'Czechmate - In Search of Jiří Menzel', a throwback to the Golden ’60s

A seven-hour documentary on the Czech New Wave, has been released by Second Run on Blu-Ray

July 15, 2020 12:24 am | Updated 01:29 pm IST

Jiří Menzel with Shivendra Singh Dungarpur

Jiří Menzel with Shivendra Singh Dungarpur

In 1960s Czechoslovakia, after more than a decade of the nationalisation of the film industry, emerged a breed of filmmakers who resisted against the political establishment in their movies, while ironically being funded by the State. This Czechoslovakian New Wave, a movement of creative rebellion in cinema, permeated the country’s cinema till the fall of Communism in November 1989.

The Golden ’60s, as it was called, saw the emergence of some critical filmmakers like Jiří Menzel, Miloš Forman, Ivan Passer, Jaromil Jireš, Pavel Juráček, Ewald Schorm, Jan Němec and Věra Chytilová, whose works were not just popular among the masses but also formed the cornerstone of the movement in film history.

In 2010, filmmaker Shivendra Singh Dungarpur met Menzel at a café in Prague, to fulfil his desire to interview the filmmaker after watching his debut film, Closely Watched Trains (1966), an integral product of the New Wave. The purpose was simply to understand Menzel’s works, which fascinated Dungarpur as a film student. But the encounter gave birth to Czechmate - In Search of Jiří Menzel , a documentary chronicling the evolution of the New Wave movement and Menzel’s pivotal contribution to it. “I had no idea that the meeting would result in a film and certainly not [one] that would take eight years to make, be seven hours long and be about so much more than Menzel,” recalls Dungarpur.

Censorship and cinema

Dungarpur’s documentary explores the artistry of the Czech New Wave as well as delves into the socio-political background, covering a period of over four decades. “As I heard the stories of avant-garde filmmakers who had to work in factories, or as sweepers, whose films were banned for years or who had no choice but to make films on dam-building and housing, some who even died from depression, having to deal with the heavy hand of the censors and an oppressive regime, but yet managed to make remarkable films... it really made me think,” he reminisces.

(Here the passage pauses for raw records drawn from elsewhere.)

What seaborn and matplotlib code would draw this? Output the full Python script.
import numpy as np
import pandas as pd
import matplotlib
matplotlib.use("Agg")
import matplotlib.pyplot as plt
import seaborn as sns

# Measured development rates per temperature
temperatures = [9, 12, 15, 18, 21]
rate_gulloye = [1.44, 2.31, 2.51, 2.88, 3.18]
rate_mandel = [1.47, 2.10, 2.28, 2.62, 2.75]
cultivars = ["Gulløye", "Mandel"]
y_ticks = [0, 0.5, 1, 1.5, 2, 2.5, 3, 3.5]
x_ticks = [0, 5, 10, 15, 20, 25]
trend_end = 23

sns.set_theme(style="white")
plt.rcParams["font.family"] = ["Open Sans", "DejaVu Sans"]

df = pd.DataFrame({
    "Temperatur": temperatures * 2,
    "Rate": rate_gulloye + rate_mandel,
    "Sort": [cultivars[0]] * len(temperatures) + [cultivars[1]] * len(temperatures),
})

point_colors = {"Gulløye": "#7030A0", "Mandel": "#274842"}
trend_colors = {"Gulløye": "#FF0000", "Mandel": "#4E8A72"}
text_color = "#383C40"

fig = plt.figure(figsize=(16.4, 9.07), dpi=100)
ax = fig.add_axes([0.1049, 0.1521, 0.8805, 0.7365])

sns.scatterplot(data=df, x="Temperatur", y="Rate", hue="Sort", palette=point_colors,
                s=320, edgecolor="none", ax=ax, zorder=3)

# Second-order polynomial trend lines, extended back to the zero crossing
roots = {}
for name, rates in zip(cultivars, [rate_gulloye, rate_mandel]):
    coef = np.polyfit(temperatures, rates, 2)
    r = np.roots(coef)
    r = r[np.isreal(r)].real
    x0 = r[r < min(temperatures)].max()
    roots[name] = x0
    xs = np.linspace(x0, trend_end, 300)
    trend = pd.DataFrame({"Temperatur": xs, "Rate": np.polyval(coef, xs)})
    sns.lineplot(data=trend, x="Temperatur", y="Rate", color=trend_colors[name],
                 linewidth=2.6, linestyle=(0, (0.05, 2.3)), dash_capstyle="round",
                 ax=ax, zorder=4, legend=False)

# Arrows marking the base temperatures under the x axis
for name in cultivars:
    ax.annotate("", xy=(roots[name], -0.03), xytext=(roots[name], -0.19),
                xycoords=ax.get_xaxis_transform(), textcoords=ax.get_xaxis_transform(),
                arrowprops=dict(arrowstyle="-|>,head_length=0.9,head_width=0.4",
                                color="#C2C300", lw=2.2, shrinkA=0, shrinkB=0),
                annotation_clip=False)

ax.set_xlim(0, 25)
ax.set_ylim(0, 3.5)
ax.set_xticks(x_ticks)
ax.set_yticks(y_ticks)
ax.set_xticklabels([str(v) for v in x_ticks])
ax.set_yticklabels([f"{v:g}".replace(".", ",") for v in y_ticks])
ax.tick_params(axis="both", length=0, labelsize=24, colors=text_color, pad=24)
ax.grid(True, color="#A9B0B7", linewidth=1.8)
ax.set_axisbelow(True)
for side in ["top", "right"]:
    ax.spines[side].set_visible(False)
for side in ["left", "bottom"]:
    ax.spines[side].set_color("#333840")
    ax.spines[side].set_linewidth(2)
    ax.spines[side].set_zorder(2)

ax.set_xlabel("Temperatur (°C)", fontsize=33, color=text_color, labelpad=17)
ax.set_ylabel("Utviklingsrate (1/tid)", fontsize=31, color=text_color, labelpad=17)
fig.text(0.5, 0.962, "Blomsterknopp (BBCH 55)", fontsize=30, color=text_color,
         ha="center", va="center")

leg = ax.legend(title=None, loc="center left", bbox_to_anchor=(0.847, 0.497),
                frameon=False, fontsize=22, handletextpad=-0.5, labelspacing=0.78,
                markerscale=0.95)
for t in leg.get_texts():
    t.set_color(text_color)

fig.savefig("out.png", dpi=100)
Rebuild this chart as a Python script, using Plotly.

What intrigued Dungarpur was the parallels between India and Czechoslovakia, in terms of censorship and using cinema for political resistance. “In India, in the fight against censorship, it’s every filmmaker for himself. I don’t see the industry standing together against the government,” he observes. “I also found parallels between the Film and Television Institute of India (FTII) and the Film and TV School of Academy of Performing Arts in Prague (FAMU), both state-funded film schools that gave birth to the New Wave movements in their countries — the only difference being that the Czechoslovakian filmmakers took on the regime through their films.”

 The poster of Czechmate

The poster of Czechmate

Beyond Menzel

As Dungarpur investigated the movement further, he decided to broaden his ambit and establish connections with other New Wave movements around the world. The 85 film personalities he interviewed, included filmmakers like Andrzej Wajda in Warsaw, Raoul Coutard in Bayonne, István Szabó in Budapest, Ken Loach in London and Emir Kusturica in a village in Bosnia. “The documentary discovers a generation of filmmakers who fell off the map,” says Dungarpur.

In the process, lasting almost a decade, Dungarpur formed a friendship with Menzel. “Being a part of his life, I saw him become a father at the age of 77 and was privileged to be at his side travelling on the train to Loděnice station to celebrate 50 years of Closely Watched Train s,” he shares.

While he managed to feature most names on his wishlist, legendary Czech filmmaker Otakar Vávra, who had turned 100 in 2011, passed away before he could be interviewed for the documentary. “The other person I really tried my best to get an interview with, and failed, was [author] Milan Kundera,” informs Dungarpur. “He taught these filmmakers at FAMU and had a huge influence on them.”

A long watch

With a surfeit of material collected over years of interviews, archival footage and film clips, editing the documentary proved to be challenging, especially as the film was primarily in Czech. With the first cut of 15 hours, Czechmate took nearly three years to be brought down to its final runtime of 446 minutes.

“I was very clear I did not want a linear structure and if you see the film, you will see how everything is interlinked and it was interesting to go back and forth between different periods,” he points out.

The documentary is the longest Indian feature film to be cleared by the Central Board of Film Certification. The length of the film made it difficult for the makers to find distribution and even slots at screenings and festival programming. “The film was screened at II Cinema Ritrovato Festival in Bologna, Mumbai Film Festival and the Kolkata Film Festival and had screenings at UCLA, in London, Prague and Bratislava, but festivals have found blocking a seven-hour slot for the film a challenge.” The film has now been released by Second Run on Blu-Ray. “The special features on CzechMate include two of Menzel’s rare early short films and a 24-page booklet with extracts of my shooting diaries from 2010 to 2016,” he informs.